According to Peter C. Hodgson and James C. Livingston, David Strauss was the first one to raise the question about Jesus's historical character and open the way to separate Jesus from the Christian faith. In Strauss's "Life of Jesus", he disagreed with the previous ideas that historical Jesus can be easily reconstructed in conjunction with New Testament Manuscripts. Strauss pointed out that Christian tradition is fundamentally mythical, and that while he did not claim that there are no historical facts in the sources, there is too little evidence to reconstruct the historical image of Jesus to serve the Christian faith. Raising critical questions about Jesus's historical image made Strauss an important figure in the field of theology.

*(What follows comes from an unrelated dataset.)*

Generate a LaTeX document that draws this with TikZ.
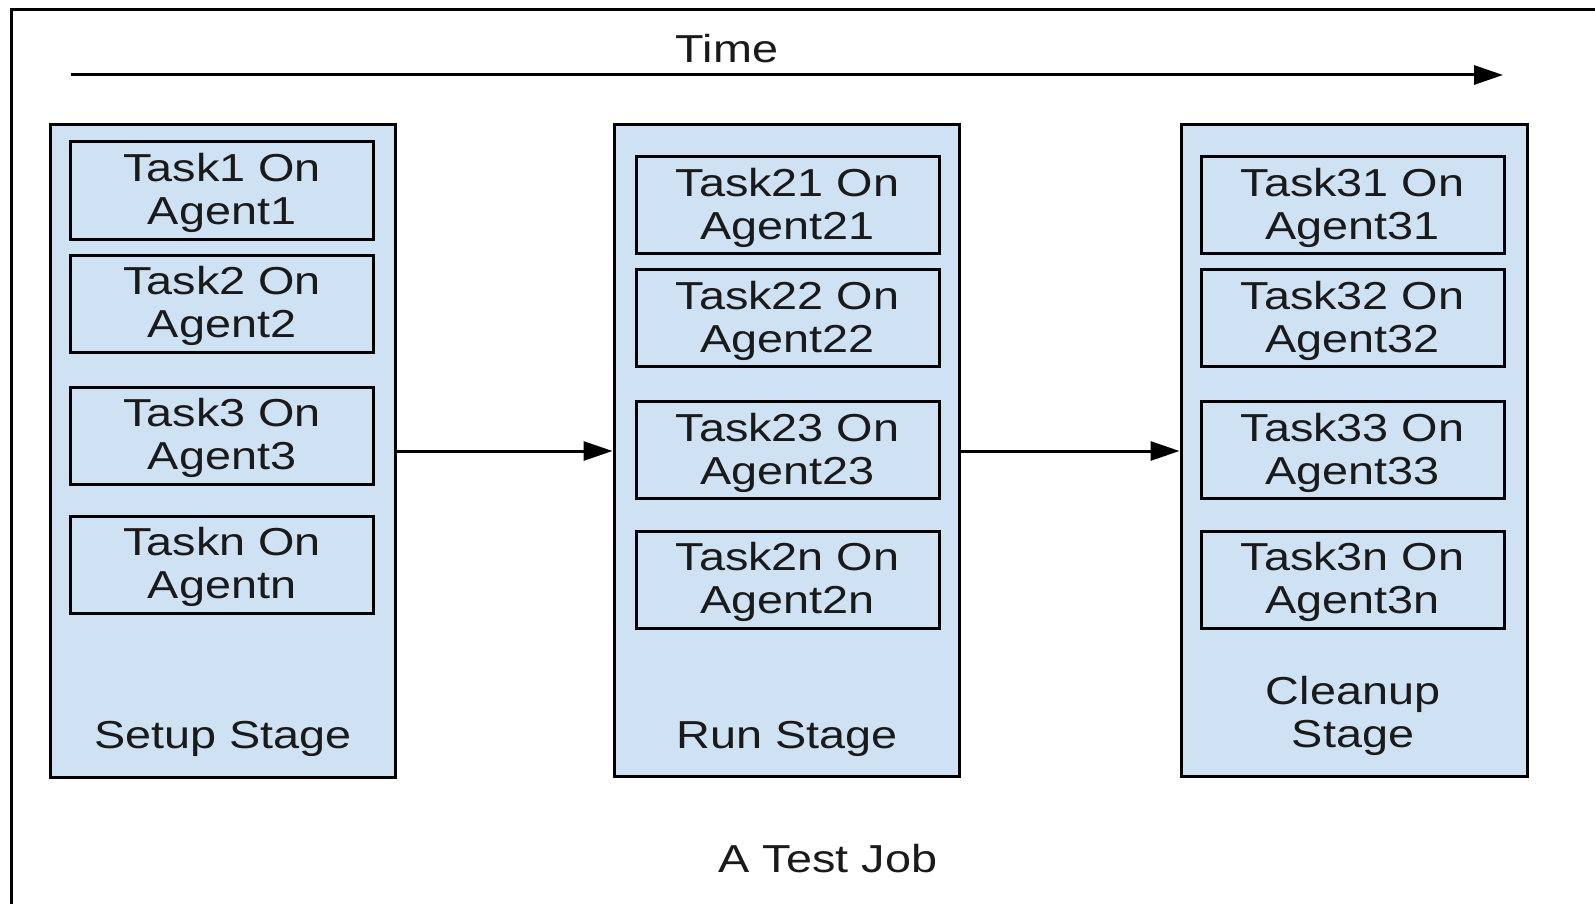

Marcus Borg has suggested that "the details of Strauss's argument, his use of Hegelian philosophy, and even his definition of myth, have not had a lasting impact. Yet his basic claims—that many of the gospel narratives are mythical in character, and that 'myth' is not simply to be equated with 'falsehood'—have become part of mainstream scholarship. What was wildly controversial in Strauss's time has now become one of the standard tools of biblical scholars."

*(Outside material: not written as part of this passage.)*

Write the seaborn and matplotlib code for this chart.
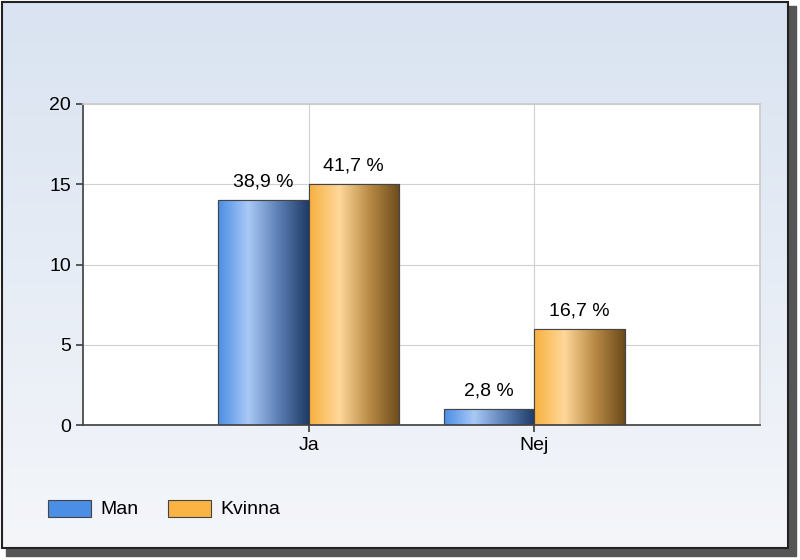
import matplotlib
matplotlib.use("Agg")
import matplotlib.pyplot as plt
import seaborn as sns
import numpy as np
import pandas as pd
from matplotlib.colors import LinearSegmentedColormap
from matplotlib.patches import Rectangle

categories = ["Ja", "Nej"]
series = ["Man", "Kvinna"]
man_values = [14, 1]
kvinna_values = [15, 6]
man_labels = ["38,9 %", "2,8 %"]
kvinna_labels = ["41,7 %", "16,7 %"]

df = pd.DataFrame({
    "cat": categories * 2,
    "series": [series[0]] * 2 + [series[1]] * 2,
    "val": man_values + kvinna_values,
})

sns.set_theme(style="white")
plt.rcParams['font.family'] = ['Liberation Sans', 'DejaVu Sans']
plt.rcParams['text.color'] = 'black'

fig = plt.figure(figsize=(8, 5.6), dpi=100)
fig.patch.set_facecolor("white")
bg = fig.add_axes([0, 0, 1, 1], zorder=-10)
bg.set_xlim(0, 800); bg.set_ylim(560, 0); bg.axis("off")
grad = np.linspace(0, 1, 256).reshape(-1, 1)
bgcmap = LinearSegmentedColormap.from_list("bg", ["#d9e3f1", "#f4f6fa"])
bg.add_patch(Rectangle((6, 6), 790, 550, color="#555555", zorder=0))
bg.imshow(grad, cmap=bgcmap, extent=(2, 788, 548, 2), aspect="auto", zorder=1)
bg.add_patch(Rectangle((2, 2), 786, 546, fill=False, ec="#222222", lw=1.5, zorder=2))

ax = fig.add_axes([83/800, 1-425/560, (760-83)/800, (425-104)/560])
ax.set_facecolor("white")
palette = {"Man": "#4a8ee6", "Kvinna": "#fbb444"}
sns.barplot(data=df, x="cat", y="val", hue="series", palette=palette, ax=ax,
            width=0.8, edgecolor="#444444", linewidth=0.8, legend=False)
ax.set_xlim(-1, 2)
ax.set_ylim(0, 20)
ax.set_yticks([0, 5, 10, 15, 20])
ax.set_xticks([0, 1]); ax.set_xticklabels(categories)
ax.set_xlabel(""); ax.set_ylabel("")
ax.grid(True, color="#d0d0d0", lw=0.8)
ax.set_axisbelow(True)
for s in ax.spines.values():
    s.set_color("#cccccc")
ax.spines["bottom"].set_color("#444444")
ax.spines["left"].set_color("#444444")
ax.tick_params(axis="both", labelsize=14, labelcolor="black", color="#444444",
               length=5, direction="out", bottom=True, left=True)

cmaps = {
    "Man": LinearSegmentedColormap.from_list("m", ["#4a8ee6", "#a9c8f5", "#5b7fb5", "#1f3a66"]),
    "Kvinna": LinearSegmentedColormap.from_list("k", ["#f8b040", "#ffd89a", "#b98a45", "#6b4a1c"]),
}
hgrad = np.linspace(0, 1, 256).reshape(1, -1)
labels = man_labels + kvinna_labels
for i, p in enumerate(list(ax.patches)):
    s = series[0] if i < 2 else series[1]
    x0, w, h = p.get_x(), p.get_width(), p.get_height()
    img = ax.imshow(hgrad, cmap=cmaps[s], extent=(x0, x0 + w, 0, h), aspect="auto", zorder=p.get_zorder() + 0.1)
    img.set_clip_path(p)
    ax.add_patch(Rectangle((x0, 0), w, h, fill=False, ec="#444444", lw=0.8, zorder=p.get_zorder() + 0.2))
    ax.text(x0 + w / 2, h + 0.6, labels[i], ha="center", va="bottom", fontsize=14, color="black")
ax.set_xlim(-1, 2); ax.set_ylim(0, 20)

for x, s in [(48, "Man"), (168, "Kvinna")]:
    bg.add_patch(Rectangle((x, 500), 43, 17, facecolor=palette[s], edgecolor="#444444", lw=0.8, zorder=3))
    bg.text(x + 52, 509, s, fontsize=14, va="center", color="black", zorder=3)

fig.savefig("out.png", dpi=100)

One of the more controversial interpretations that Strauss introduced to the understanding of the historical Jesus, is his interpretation of Virgin Birth. In the Demythologization, Strauss's response was reminiscent of the German Rationalist movement in Protestant theology. According to Strauss, Jesus' Virgin Birth was added to the biography of Jesus as a legend in order to honor him in the way that Gentiles honored great historical figures. However, Strauss believed that the greater honor for Christ would have been to omit the Virgin Birth anecdote and to recognize Joseph as his legitimate father.

It has been claimed that Strauss's popularity was due as much to his clear and captivating style as to the logical force of his arguments.

==Works==
All of Strauss's works—save Christliche Glaubenslehre—were published in a collected edition in 12 volumes by Eduard Zeller. Strauss's Ausgewählte Briefe appeared in 1895.